Au lendemain des événements de mai 1968, une remise en question de la société, de la culture, a conduit le recteur de l'Institut catholique de Paris à créer, dans le cadre de la Faculté de théologie, un parcours qui puisse être adapté aux laïcs. Avec le P. Liégé, dominicain, doyen de la Faculté de théologie, le P. Coudreau s’y attelle et propose aux laïcs des études qui ne soient pas des études aux rabais, mais bien au contraire que soient maintenues les exigences universitaires assurant l'intelligence de la foi au meilleur niveau, un travail de réflexion et une densité de travail en qualité et en quantité.

Quelle mission pour les laïcs théologiens dans une Église synodale ?

La théologie doit être ouverte au monde, aux questions contemporaines, s'enrichir des apports des sciences humaines, et demeurer enracinée dans la tradition vivante de l'expérience d'une foi vécue et féconde.

L’Église est appelée à être en dialogue avec le monde, les laïcs ayant dans cette mission une responsabilité particulière par leur insertion dans le monde. C’est ainsi que la vocation des laïcs en théologie est à penser en termes de proximité, de compétence, de professionnalisme et de liberté.

On peut noter que cette ouverture de la théologie aux laïcs coïncide avec un grand intérêt du peuple chrétien pour les débats théologiques qu’ils soient relatifs à la Trinité ou à la personne et à la nature du Fils.

Les dérives sont possibles. L’émergence de la théologie comme science a pour corollaire une conception cléricale et élitaire dont l’Église d’aujourd’hui est hélas héritière quand elle s’appuie sur une conception monarchique, identifiée par Yves Congar à une « hiérarchologie (1) ».

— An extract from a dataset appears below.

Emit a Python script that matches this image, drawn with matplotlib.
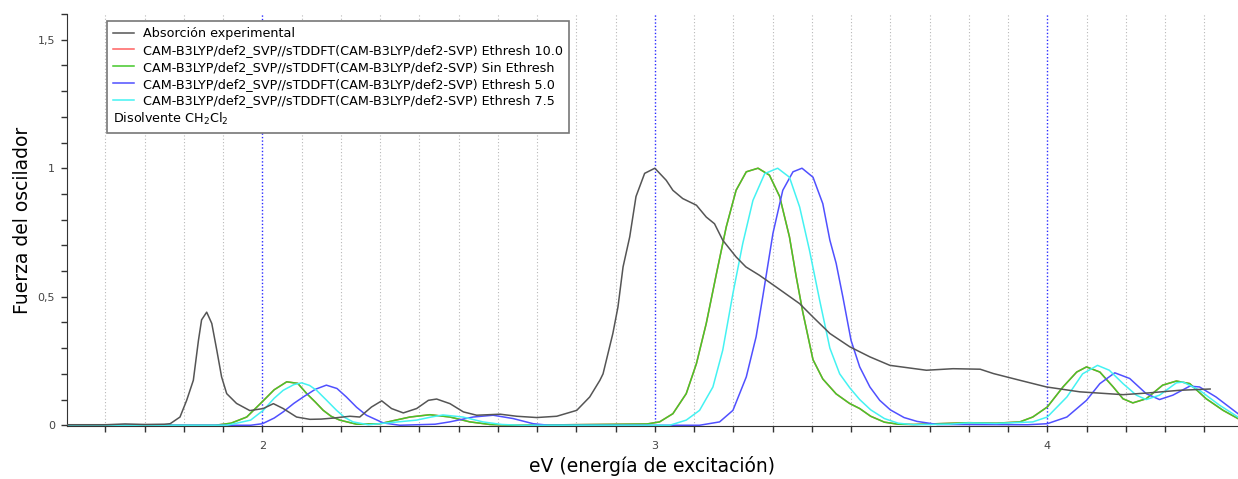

La « coresponsabilité » des laïcs dans l’Église revient sur le devant de la scène. Leur engagement croissant en théologie s’est renforcée avec le concile Vatican II. La participation de laïcs théologiens demeurait alors un impensé, par manque de laïcs présents en théologie.

La constitution pastorale Gaudium et spes, sur « l’Église dans le monde d’aujourd’hui », exprime le vœu que « de nombreux laïcs reçoivent une formation suffisante, et que plusieurs parmi eux se livrent à ces études ex professo et les approfondissent » (GS 62, § 7). Les théologiens laïcs sont désormais susceptibles d’être aux avant-postes du dialogue de l’Église avec le monde.

La question de l’engagement des laïcs en théologie est solidaire d’une certaine conception de l’Église, d’importance cruciale dans le cadre d’une Église en dialogue avec le monde et, donc, promouvant également le dialogue en son sein, entre tous ses membres. La contribution des femmes théologiennes représente ici un enjeu décisif. Il reste toutefois du chemin à faire pour que cette implication soit effective, en particulier dans les instances décisionnelles.

 

Gérard Leroy, le 21 octobre 2022

(1) Yves Congar, Vraie et fausse réforme dans l’Église, Cerf, 1950.